:: Source excerpt ::

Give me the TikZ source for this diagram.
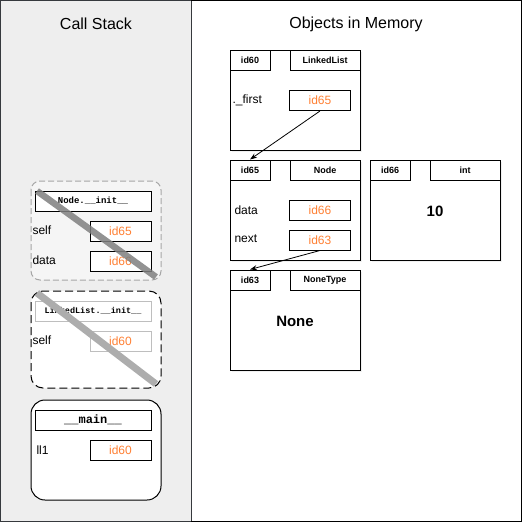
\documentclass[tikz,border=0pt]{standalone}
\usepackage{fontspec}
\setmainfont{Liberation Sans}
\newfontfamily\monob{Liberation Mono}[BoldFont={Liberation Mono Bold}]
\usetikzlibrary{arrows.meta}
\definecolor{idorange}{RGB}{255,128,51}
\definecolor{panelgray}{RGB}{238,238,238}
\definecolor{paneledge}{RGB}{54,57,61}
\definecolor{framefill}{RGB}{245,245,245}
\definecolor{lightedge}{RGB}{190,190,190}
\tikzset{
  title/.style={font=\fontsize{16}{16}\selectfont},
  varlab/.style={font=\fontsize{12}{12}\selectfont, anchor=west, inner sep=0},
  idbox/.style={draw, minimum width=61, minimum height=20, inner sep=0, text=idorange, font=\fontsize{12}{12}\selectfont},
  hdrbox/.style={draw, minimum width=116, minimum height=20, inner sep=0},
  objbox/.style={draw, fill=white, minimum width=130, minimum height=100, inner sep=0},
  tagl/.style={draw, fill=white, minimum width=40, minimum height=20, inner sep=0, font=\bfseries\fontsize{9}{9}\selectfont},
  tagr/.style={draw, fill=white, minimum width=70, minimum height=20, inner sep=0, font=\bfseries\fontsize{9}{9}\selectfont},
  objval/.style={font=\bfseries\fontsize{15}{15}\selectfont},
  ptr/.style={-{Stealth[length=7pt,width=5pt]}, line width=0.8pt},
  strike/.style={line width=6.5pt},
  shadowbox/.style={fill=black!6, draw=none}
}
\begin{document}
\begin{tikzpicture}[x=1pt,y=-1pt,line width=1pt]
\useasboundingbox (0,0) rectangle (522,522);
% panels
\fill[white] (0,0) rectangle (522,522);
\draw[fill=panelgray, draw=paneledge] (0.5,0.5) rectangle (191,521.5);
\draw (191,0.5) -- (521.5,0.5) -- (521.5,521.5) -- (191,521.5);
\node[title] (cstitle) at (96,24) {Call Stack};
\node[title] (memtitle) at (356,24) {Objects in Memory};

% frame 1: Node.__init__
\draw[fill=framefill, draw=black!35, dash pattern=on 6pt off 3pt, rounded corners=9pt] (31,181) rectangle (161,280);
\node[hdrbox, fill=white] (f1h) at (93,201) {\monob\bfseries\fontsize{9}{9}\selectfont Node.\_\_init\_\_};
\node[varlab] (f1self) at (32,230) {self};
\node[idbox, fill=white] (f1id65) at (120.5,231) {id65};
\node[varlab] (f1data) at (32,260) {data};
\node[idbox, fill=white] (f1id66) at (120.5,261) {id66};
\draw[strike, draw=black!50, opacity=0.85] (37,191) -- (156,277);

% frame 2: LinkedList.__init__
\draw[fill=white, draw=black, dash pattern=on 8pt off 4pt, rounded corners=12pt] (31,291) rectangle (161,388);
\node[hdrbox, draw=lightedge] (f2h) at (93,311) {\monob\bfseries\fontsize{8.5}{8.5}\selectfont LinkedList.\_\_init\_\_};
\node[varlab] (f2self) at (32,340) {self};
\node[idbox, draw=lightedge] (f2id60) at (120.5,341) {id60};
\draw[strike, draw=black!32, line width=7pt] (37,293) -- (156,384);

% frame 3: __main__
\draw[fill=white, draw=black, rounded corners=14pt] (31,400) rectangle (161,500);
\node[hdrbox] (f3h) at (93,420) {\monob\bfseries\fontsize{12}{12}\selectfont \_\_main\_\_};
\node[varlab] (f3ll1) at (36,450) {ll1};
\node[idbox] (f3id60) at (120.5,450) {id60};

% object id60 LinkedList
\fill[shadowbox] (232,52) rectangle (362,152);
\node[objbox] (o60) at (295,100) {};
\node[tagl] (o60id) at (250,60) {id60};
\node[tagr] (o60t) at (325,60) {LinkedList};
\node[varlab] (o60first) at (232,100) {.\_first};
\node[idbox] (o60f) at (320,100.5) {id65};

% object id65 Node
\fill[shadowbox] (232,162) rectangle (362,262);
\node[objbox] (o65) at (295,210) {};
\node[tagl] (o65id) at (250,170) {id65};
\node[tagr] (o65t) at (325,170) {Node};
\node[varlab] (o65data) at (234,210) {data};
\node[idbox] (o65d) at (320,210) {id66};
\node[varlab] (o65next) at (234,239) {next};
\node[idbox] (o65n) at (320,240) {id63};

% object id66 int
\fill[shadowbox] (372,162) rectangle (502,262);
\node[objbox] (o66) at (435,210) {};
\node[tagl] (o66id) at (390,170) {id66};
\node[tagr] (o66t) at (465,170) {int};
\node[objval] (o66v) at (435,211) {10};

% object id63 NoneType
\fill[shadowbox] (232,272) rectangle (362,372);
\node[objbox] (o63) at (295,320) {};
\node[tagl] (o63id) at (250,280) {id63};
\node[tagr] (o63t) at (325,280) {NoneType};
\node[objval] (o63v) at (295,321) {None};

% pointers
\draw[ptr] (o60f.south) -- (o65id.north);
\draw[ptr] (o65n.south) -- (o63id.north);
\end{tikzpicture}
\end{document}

:::

- _Set task_:
Copy out the whole listing exactly, and don't carry over any pictures.

- _Task response_:
Give me the TikZ source for this diagram.
\documentclass[tikz,border=0pt]{standalone}
\usepackage{fontspec}
\setmainfont{Liberation Sans}
\newfontfamily\monob{Liberation Mono}[BoldFont={Liberation Mono Bold}]
\usetikzlibrary{arrows.meta}
\definecolor{idorange}{RGB}{255,128,51}
\definecolor{panelgray}{RGB}{238,238,238}
\definecolor{paneledge}{RGB}{54,57,61}
\definecolor{framefill}{RGB}{245,245,245}
\definecolor{lightedge}{RGB}{190,190,190}
\tikzset{
  title/.style={font=\fontsize{16}{16}\selectfont},
  varlab/.style={font=\fontsize{12}{12}\selectfont, anchor=west, inner sep=0},
  idbox/.style={draw, minimum width=61, minimum height=20, inner sep=0, text=idorange, font=\fontsize{12}{12}\selectfont},
  hdrbox/.style={draw, minimum width=116, minimum height=20, inner sep=0},
  objbox/.style={draw, fill=white, minimum width=130, minimum height=100, inner sep=0},
  tagl/.style={draw, fill=white, minimum width=40, minimum height=20, inner sep=0, font=\bfseries\fontsize{9}{9}\selectfont},
  tagr/.style={draw, fill=white, minimum width=70, minimum height=20, inner sep=0, font=\bfseries\fontsize{9}{9}\selectfont},
  objval/.style={font=\bfseries\fontsize{15}{15}\selectfont},
  ptr/.style={-{Stealth[length=7pt,width=5pt]}, line width=0.8pt},
  strike/.style={line width=6.5pt},
  shadowbox/.style={fill=black!6, draw=none}
}
\begin{document}
\begin{tikzpicture}[x=1pt,y=-1pt,line width=1pt]
\useasboundingbox (0,0) rectangle (522,522);
% panels
\fill[white] (0,0) rectangle (522,522);
\draw[fill=panelgray, draw=paneledge] (0.5,0.5) rectangle (191,521.5);
\draw (191,0.5) -- (521.5,0.5) -- (521.5,521.5) -- (191,521.5);
\node[title] (cstitle) at (96,24) {Call Stack};
\node[title] (memtitle) at (356,24) {Objects in Memory};

% frame 1: Node.__init__
\draw[fill=framefill, draw=black!35, dash pattern=on 6pt off 3pt, rounded corners=9pt] (31,181) rectangle (161,280);
\node[hdrbox, fill=white] (f1h) at (93,201) {\monob\bfseries\fontsize{9}{9}\selectfont Node.\_\_init\_\_};
\node[varlab] (f1self) at (32,230) {self};
\node[idbox, fill=white] (f1id65) at (120.5,231) {id65};
\node[varlab] (f1data) at (32,260) {data};
\node[idbox, fill=white] (f1id66) at (120.5,261) {id66};
\draw[strike, draw=black!50, opacity=0.85] (37,191) -- (156,277);

% frame 2: LinkedList.__init__
\draw[fill=white, draw=black, dash pattern=on 8pt off 4pt, rounded corners=12pt] (31,291) rectangle (161,388);
\node[hdrbox, draw=lightedge] (f2h) at (93,311) {\monob\bfseries\fontsize{8.5}{8.5}\selectfont LinkedList.\_\_init\_\_};
\node[varlab] (f2self) at (32,340) {self};
\node[idbox, draw=lightedge] (f2id60) at (120.5,341) {id60};
\draw[strike, draw=black!32, line width=7pt] (37,293) -- (156,384);

% frame 3: __main__
\draw[fill=white, draw=black, rounded corners=14pt] (31,400) rectangle (161,500);
\node[hdrbox] (f3h) at (93,420) {\monob\bfseries\fontsize{12}{12}\selectfont \_\_main\_\_};
\node[varlab] (f3ll1) at (36,450) {ll1};
\node[idbox] (f3id60) at (120.5,450) {id60};

% object id60 LinkedList
\fill[shadowbox] (232,52) rectangle (362,152);
\node[objbox] (o60) at (295,100) {};
\node[tagl] (o60id) at (250,60) {id60};
\node[tagr] (o60t) at (325,60) {LinkedList};
\node[varlab] (o60first) at (232,100) {.\_first};
\node[idbox] (o60f) at (320,100.5) {id65};

% object id65 Node
\fill[shadowbox] (232,162) rectangle (362,262);
\node[objbox] (o65) at (295,210) {};
\node[tagl] (o65id) at (250,170) {id65};
\node[tagr] (o65t) at (325,170) {Node};
\node[varlab] (o65data) at (234,210) {data};
\node[idbox] (o65d) at (320,210) {id66};
\node[varlab] (o65next) at (234,239) {next};
\node[idbox] (o65n) at (320,240) {id63};

% object id66 int
\fill[shadowbox] (372,162) rectangle (502,262);
\node[objbox] (o66) at (435,210) {};
\node[tagl] (o66id) at (390,170) {id66};
\node[tagr] (o66t) at (465,170) {int};
\node[objval] (o66v) at (435,211) {10};

% object id63 NoneType
\fill[shadowbox] (232,272) rectangle (362,372);
\node[objbox] (o63) at (295,320) {};
\node[tagl] (o63id) at (250,280) {id63};
\node[tagr] (o63t) at (325,280) {NoneType};
\node[objval] (o63v) at (295,321) {None};

% pointers
\draw[ptr] (o60f.south) -- (o65id.north);
\draw[ptr] (o65n.south) -- (o63id.north);
\end{tikzpicture}
\end{document}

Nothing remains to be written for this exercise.